Print the listing as it stands, omitting all images.

_ _ _ _ _

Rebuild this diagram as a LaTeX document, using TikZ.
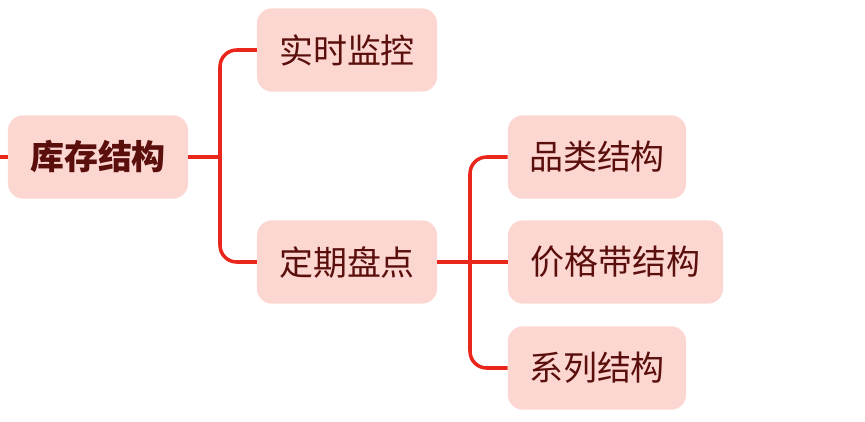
\documentclass[tikz,border=0pt]{standalone}
\usepackage{fontspec}
\setmainfont{Noto Sans CJK SC}
\definecolor{fondo}{HTML}{FCD6D1}
\definecolor{texto}{HTML}{5A0F0C}
\definecolor{linea}{HTML}{E8261C}
\begin{document}
\begin{tikzpicture}[x=0.03cm, y=-0.03cm,
    every node/.style={font=\fontsize{29}{32}\selectfont, text=texto},
    tema/.style={fill=fondo, rounded corners=0.45cm, minimum height=2.5cm, inner xsep=0.45cm},
    rama/.style={draw=linea, line width=3pt, rounded corners=0.5cm}
]
\useasboundingbox (0,0) rectangle (865,422);
% Raiz
\node[tema, font=\fontsize{29}{32}\selectfont\bfseries, minimum width=5.4cm] (raiz) at (98,157) {库存结构};
\coordinate (entrada) at (0,157);
% Primer nivel
\node[tema, minimum width=5.4cm] (monitor) at (347,50) {实时监控};
\node[tema, minimum width=5.4cm] (inventario) at (347,262) {定期盘点};
% Segundo nivel
\node[tema, minimum width=5.35cm] (categoria) at (597,157) {品类结构};
\node[tema, minimum width=6.45cm] (precio) at (615.5,262) {价格带结构};
\node[tema, minimum width=5.35cm] (serie) at (597,368) {系列结构};
% Aristas
\draw[rama] (entrada) -- (raiz);
\draw[rama] (raiz.east) -- (220,157);
\draw[rama] (monitor.west) -| (220,157) |- (inventario.west);
\draw[rama] (inventario.east) -- (precio.west);
\draw[rama] (categoria.west) -| (470,262) |- (serie.west);
\end{tikzpicture}
\end{document}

_ _ _ _ _

Result for this exercise:
Rebuild this diagram as a LaTeX document, using TikZ.
\documentclass[tikz,border=0pt]{standalone}
\usepackage{fontspec}
\setmainfont{Noto Sans CJK SC}
\definecolor{fondo}{HTML}{FCD6D1}
\definecolor{texto}{HTML}{5A0F0C}
\definecolor{linea}{HTML}{E8261C}
\begin{document}
\begin{tikzpicture}[x=0.03cm, y=-0.03cm,
    every node/.style={font=\fontsize{29}{32}\selectfont, text=texto},
    tema/.style={fill=fondo, rounded corners=0.45cm, minimum height=2.5cm, inner xsep=0.45cm},
    rama/.style={draw=linea, line width=3pt, rounded corners=0.5cm}
]
\useasboundingbox (0,0) rectangle (865,422);
% Raiz
\node[tema, font=\fontsize{29}{32}\selectfont\bfseries, minimum width=5.4cm] (raiz) at (98,157) {库存结构};
\coordinate (entrada) at (0,157);
% Primer nivel
\node[tema, minimum width=5.4cm] (monitor) at (347,50) {实时监控};
\node[tema, minimum width=5.4cm] (inventario) at (347,262) {定期盘点};
% Segundo nivel
\node[tema, minimum width=5.35cm] (categoria) at (597,157) {品类结构};
\node[tema, minimum width=6.45cm] (precio) at (615.5,262) {价格带结构};
\node[tema, minimum width=5.35cm] (serie) at (597,368) {系列结构};
% Aristas
\draw[rama] (entrada) -- (raiz);
\draw[rama] (raiz.east) -- (220,157);
\draw[rama] (monitor.west) -| (220,157) |- (inventario.west);
\draw[rama] (inventario.east) -- (precio.west);
\draw[rama] (categoria.west) -| (470,262) |- (serie.west);
\end{tikzpicture}
\end{document}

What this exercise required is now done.